At St. Henry Elementary School in Cleveland, we had to attend daily Mass. You’ll never believe what I prayed for: In place of happiness, I requested wisdom. Well, I never got either, really, so it was a bit of a wasted effort.

I am no longer a melancholy ass, though my friends will probably admit I can be an ass at times. But that doesn’t bother me unduly.

Pointing North

Icebergs Off West Coast of Greenland

Today was a strange day. Around 5 PM, there was a sharp (Richter 3.4) but brief temblor centered in El Segundo. It seems that our part of Southern California is continuing its inexorable millenias-long journey northward. As an odd punctuation to the quake, I noticed two large military helicopters at low altitude heading toward the ocean minutes later.
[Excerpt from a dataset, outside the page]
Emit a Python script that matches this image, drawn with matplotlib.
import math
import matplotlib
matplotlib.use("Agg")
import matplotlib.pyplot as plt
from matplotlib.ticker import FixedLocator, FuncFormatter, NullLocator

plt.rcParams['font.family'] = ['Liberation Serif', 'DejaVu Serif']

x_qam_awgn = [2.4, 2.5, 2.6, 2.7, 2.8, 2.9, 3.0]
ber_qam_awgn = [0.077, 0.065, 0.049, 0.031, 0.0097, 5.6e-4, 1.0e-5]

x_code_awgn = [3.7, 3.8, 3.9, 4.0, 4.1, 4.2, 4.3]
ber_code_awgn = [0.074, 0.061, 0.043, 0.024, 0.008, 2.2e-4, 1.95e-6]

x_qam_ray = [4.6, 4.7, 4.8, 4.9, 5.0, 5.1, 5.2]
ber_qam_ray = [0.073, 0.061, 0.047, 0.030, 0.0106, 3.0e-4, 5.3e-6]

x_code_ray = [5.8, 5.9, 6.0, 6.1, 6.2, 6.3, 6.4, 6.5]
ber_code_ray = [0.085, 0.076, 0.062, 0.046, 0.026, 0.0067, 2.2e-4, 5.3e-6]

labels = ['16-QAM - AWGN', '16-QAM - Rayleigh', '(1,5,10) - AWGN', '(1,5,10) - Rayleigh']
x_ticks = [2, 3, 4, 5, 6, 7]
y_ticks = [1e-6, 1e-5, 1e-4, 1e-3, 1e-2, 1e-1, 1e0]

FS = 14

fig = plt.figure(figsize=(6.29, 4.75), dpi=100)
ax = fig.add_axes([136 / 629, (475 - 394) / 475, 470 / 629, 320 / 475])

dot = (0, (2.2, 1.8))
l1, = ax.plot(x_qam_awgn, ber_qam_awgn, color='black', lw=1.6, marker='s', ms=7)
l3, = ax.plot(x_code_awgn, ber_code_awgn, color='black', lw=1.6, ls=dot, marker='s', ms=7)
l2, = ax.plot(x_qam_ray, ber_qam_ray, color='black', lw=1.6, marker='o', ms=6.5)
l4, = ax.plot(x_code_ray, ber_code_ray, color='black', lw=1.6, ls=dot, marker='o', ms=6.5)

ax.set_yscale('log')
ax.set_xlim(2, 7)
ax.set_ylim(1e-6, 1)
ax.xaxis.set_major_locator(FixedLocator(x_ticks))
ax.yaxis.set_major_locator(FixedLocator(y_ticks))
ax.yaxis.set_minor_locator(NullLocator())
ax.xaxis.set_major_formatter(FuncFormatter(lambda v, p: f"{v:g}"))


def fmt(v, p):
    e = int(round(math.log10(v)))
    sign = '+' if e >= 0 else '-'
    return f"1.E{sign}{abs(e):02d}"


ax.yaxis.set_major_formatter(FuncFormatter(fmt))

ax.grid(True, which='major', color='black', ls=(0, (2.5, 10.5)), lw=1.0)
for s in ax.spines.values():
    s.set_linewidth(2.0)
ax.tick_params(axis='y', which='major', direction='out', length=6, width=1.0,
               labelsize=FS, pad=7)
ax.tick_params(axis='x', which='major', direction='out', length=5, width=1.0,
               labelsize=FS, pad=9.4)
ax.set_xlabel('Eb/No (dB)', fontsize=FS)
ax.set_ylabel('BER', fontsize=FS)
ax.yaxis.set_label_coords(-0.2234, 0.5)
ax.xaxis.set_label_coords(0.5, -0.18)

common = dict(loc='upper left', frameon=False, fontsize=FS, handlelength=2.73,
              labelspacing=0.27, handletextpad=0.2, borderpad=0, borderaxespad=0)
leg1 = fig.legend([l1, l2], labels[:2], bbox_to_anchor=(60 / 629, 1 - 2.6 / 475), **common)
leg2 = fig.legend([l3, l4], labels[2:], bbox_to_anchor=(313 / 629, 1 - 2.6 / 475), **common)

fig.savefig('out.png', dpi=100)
But my main Northern contribution today was completing Chauncey C. Loomis’s Weird and Tragic Shores: The Story of Charles Francis Hall, Explorer. Chauncey was my favorite English professor at Dartmouth. He, without a doubt, the coolest member of that distinguished faculty. What I did not know at the time was that he was such an adventurous traveler. His bailiwick went far beyond the Eighteenth Century English Novel, to places like Peru and the Arctic.
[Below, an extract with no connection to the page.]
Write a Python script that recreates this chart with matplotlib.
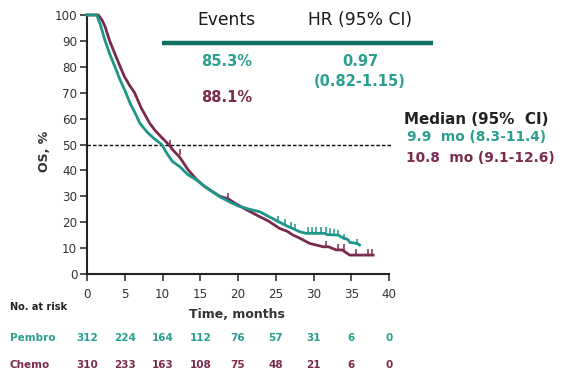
import matplotlib
matplotlib.use("Agg")
import matplotlib.pyplot as plt
from matplotlib.path import Path

TEAL = "#1d968a"
TEAL_TEXT = "#2a9f90"
TEAL_DARK = "#0f6f62"
MAROON = "#7a2b4d"
INK = "#333333"

# Kaplan-Meier estimates (months, OS %)
pembro_t = [0, 1.3, 1.8, 2.4, 3.0, 3.7, 4.3, 5.0, 5.7, 6.4, 7.0, 7.9, 8.8, 9.9, 10.6,
            11.3, 12.3, 13.3, 14.5, 15.5, 16.5, 17.6, 18.9, 20.0, 21.5, 22.9, 24.0,
            25.5, 26.5, 27.3, 28.2, 29.0, 31.5, 31.8, 33.3, 33.6, 34.6, 34.8, 35.8, 36.1]
pembro_s = [100, 100, 96, 90, 85, 80, 75.5, 71, 66, 62, 58.2, 55, 52.5, 50, 46.5,
            43.5, 41.4, 38.5, 36.3, 34, 32, 29.8, 27.8, 26.3, 25, 24, 22.3,
            20, 18.5, 17.5, 16.3, 15.7, 15.7, 15.2, 15.0, 14.4, 13.2, 12.2, 11.8, 11.2]

chemo_t = [0, 1.5, 2.0, 2.4, 3.0, 3.7, 4.4, 5.0, 5.6, 6.3, 7.2, 8.3, 9.0, 9.8, 10.8,
           11.5, 12.3, 13.4, 14.5, 15.5, 16.5, 17.6, 18.7, 19.5, 21.0, 22.9, 24.0,
           25.5, 26.5, 27.3, 28.2, 29.5, 31.3, 32.0, 33.0, 33.8, 34.8, 37.9]
chemo_s = [100, 100, 98, 95.5, 90, 85, 80, 76, 73, 70, 64, 58.2, 55.5, 53, 50,
           47.5, 45, 40.2, 36.5, 34, 32, 30, 29, 27.5, 25, 22.1, 20.5,
           17.6, 16.5, 15, 13.8, 11.8, 10.5, 10.5, 9.3, 9.3, 7.3, 7.3]

# censored observations
pembro_cens_t = [25.3, 26.2, 27.0, 27.6, 29.3, 29.8, 30.3, 31.0, 31.6, 32.2, 32.7, 33.2, 34.0, 35.8]
pembro_cens_s = [20, 19, 17.8, 17, 15.7, 15.7, 15.7, 15.7, 15.7, 15.3, 15, 14.6, 13.2, 11.2]
chemo_cens_t = [11.0, 12.3, 18.7, 31.6, 33.3, 34.0, 35.6, 37.2, 37.7]
chemo_cens_s = [49.5, 46, 29, 10.5, 9.3, 9.3, 7.3, 7.3, 7.3]

risk_times = [0, 5, 10, 15, 20, 25, 30, 35, 40]
pembro_risk = [312, 224, 164, 112, 76, 57, 31, 6, 0]
chemo_risk = [310, 233, 163, 108, 75, 48, 21, 6, 0]

events = ["85.3%", "88.1%"]
hr_text = ["0.97", "(0.82-1.15)"]
median_text = ["9.9  mo (8.3-11.4)", "10.8  mo (9.1-12.6)"]

W, H = 564, 374


def fx(x):
    return x / W


def fy(y):
    return 1 - y / H


fig = plt.figure(figsize=(W / 100, H / 100), dpi=100)
ax = fig.add_axes([fx(87), fy(274), fx(389) - fx(87), fy(15) - fy(274)])

tick_up = Path([(0, 0), (0, 1)])

ax.plot(chemo_t, chemo_s, color=MAROON, lw=2.0, clip_on=False, zorder=3)
ax.plot(pembro_t, pembro_s, color=TEAL, lw=2.0, clip_on=False, zorder=4)
ax.plot(chemo_cens_t, chemo_cens_s, ls="none", marker=tick_up, ms=9, mew=1.1,
        color=MAROON, clip_on=False, zorder=3)
ax.plot(pembro_cens_t, pembro_cens_s, ls="none", marker=tick_up, ms=9, mew=1.1,
        color=TEAL, clip_on=False, zorder=4)

ax.plot([0, 40.3], [50, 50], color="black", lw=1.0, dashes=(2.5, 1.5), clip_on=False, zorder=2)

ax.set_xlim(0, 40)
ax.set_ylim(0, 100)
ax.set_xticks(risk_times)
ax.set_yticks(range(0, 101, 10))
for side in ("top", "right"):
    ax.spines[side].set_visible(False)
for side in ("left", "bottom"):
    ax.spines[side].set_linewidth(1.5)
    ax.spines[side].set_color("#222222")
ax.tick_params(axis="both", direction="out", length=5, width=1.1, color="#222222",
               labelsize=8.6, labelcolor=INK)
ax.tick_params(axis="x", pad=5)
ax.tick_params(axis="y", pad=2)

fig.text(fx(44), fy(151), "OS, %", rotation=90, ha="center", va="center",
         fontsize=9, fontweight="bold", color=INK)

# events / HR table
fig.text(fx(226), fy(20), "Events", ha="center", va="center", fontsize=12.3, color="#1a1a1a")
fig.text(fx(360), fy(20), "HR (95% CI)", ha="center", va="center", fontsize=12.3, color="#1a1a1a")
fig.add_artist(plt.Line2D([fx(162), fx(433)], [fy(43), fy(43)], color=TEAL_DARK, lw=3.2,
                          solid_capstyle="butt"))
fig.text(fx(227), fy(61), events[0], ha="center", va="center", fontsize=10.5,
         fontweight="bold", color=TEAL_TEXT)
fig.text(fx(227), fy(97), events[1], ha="center", va="center", fontsize=10.5,
         fontweight="bold", color=MAROON)
fig.text(fx(360), fy(61), hr_text[0], ha="center", va="center", fontsize=10.5,
         fontweight="bold", color=TEAL_TEXT)
fig.text(fx(360), fy(81), hr_text[1], ha="center", va="center", fontsize=10.5,
         fontweight="bold", color=TEAL_TEXT)

# medians
fig.text(fx(404), fy(120), "Median (95%  CI)", ha="left", va="center", fontsize=10.9,
         fontweight="bold", color="#222222")
fig.text(fx(407), fy(137), median_text[0], ha="left", va="center", fontsize=9.9,
         fontweight="bold", color=TEAL_TEXT)
fig.text(fx(406), fy(158), median_text[1], ha="left", va="center", fontsize=9.9,
         fontweight="bold", color=MAROON)

# numbers at risk
fig.text(fx(237), fy(314), "Time, months", ha="center", va="center", fontsize=9,
         fontweight="bold", color=INK)
fig.text(fx(10), fy(307), "No. at risk", ha="left", va="center", fontsize=7,
         fontweight="bold", color="#222222")
fig.text(fx(10), fy(338), "Pembro", ha="left", va="center", fontsize=7.5,
         fontweight="bold", color=TEAL_TEXT)
fig.text(fx(10), fy(365), "Chemo", ha="left", va="center", fontsize=7.5,
         fontweight="bold", color=MAROON)
for t, p, c in zip(risk_times, pembro_risk, chemo_risk):
    px = 87 + t * (389 - 87) / 40
    fig.text(fx(px), fy(338), str(p), ha="center", va="center", fontsize=7.5,
             fontweight="bold", color=TEAL_TEXT)
    fig.text(fx(px), fy(365), str(c), ha="center", va="center", fontsize=7.5,
             fontweight="bold", color=MAROON)

fig.savefig("out.png", dpi=100, facecolor="white")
Chauncey C. Loomis (1930-2009)

Why, despite my admiration for the man, did I wait more than twenty years to seek out and read his book? I knew Chauncey when he was in his thirties (long before the above photo), a young English prof sitting in his office with a hunting dog curcled around his feet. Terminally cool!

I love the conclusion to his book after he discovered that the body of Arctic Explorer Charles Francis Hall was poisoned with arsenic:

Anyway, I didn’t write the book as a murder mystery. In fact, the idea of going to northern Greenland and performing an autopsy occurred to me only late in my research, after I read the transcript of the [Naval] Board of Inquiry’s interrogations. What first had my interest was the Arctic itself (the actual Arctic and the Arctic in the nineteenth-century imagination), the whole saga of nineteenth-century Arctic exploration, and Hall as a characteristic nineteenth-century American of a particular type. The book was intended to be more of a period piece than a murder mystery. Mostly it was meant to be a study of the Arctic conceived as a “challenge” by nineteenth-century western man, a challenge that aroused both the noble and the reprehensible in him: pety and pugnacity, visionary idealism and gross ambition, genuine heroism and macho posturing, self-sacrifice and self-aggrandizement…. I cannot make up my own mind as to whether these nineteenth-century explorers, including Hall, was heroes or fools. My waffling, I suspect, indicates humankind’s general ambivalence about heroism; we yearn for heroes, but we mock them when we have them, and then, having mocked them, we yearn for them again. We know that our world is complex, but heroes often at least seem outwardly simple: they cut through the Gordian knot of complexity with apparent abandon.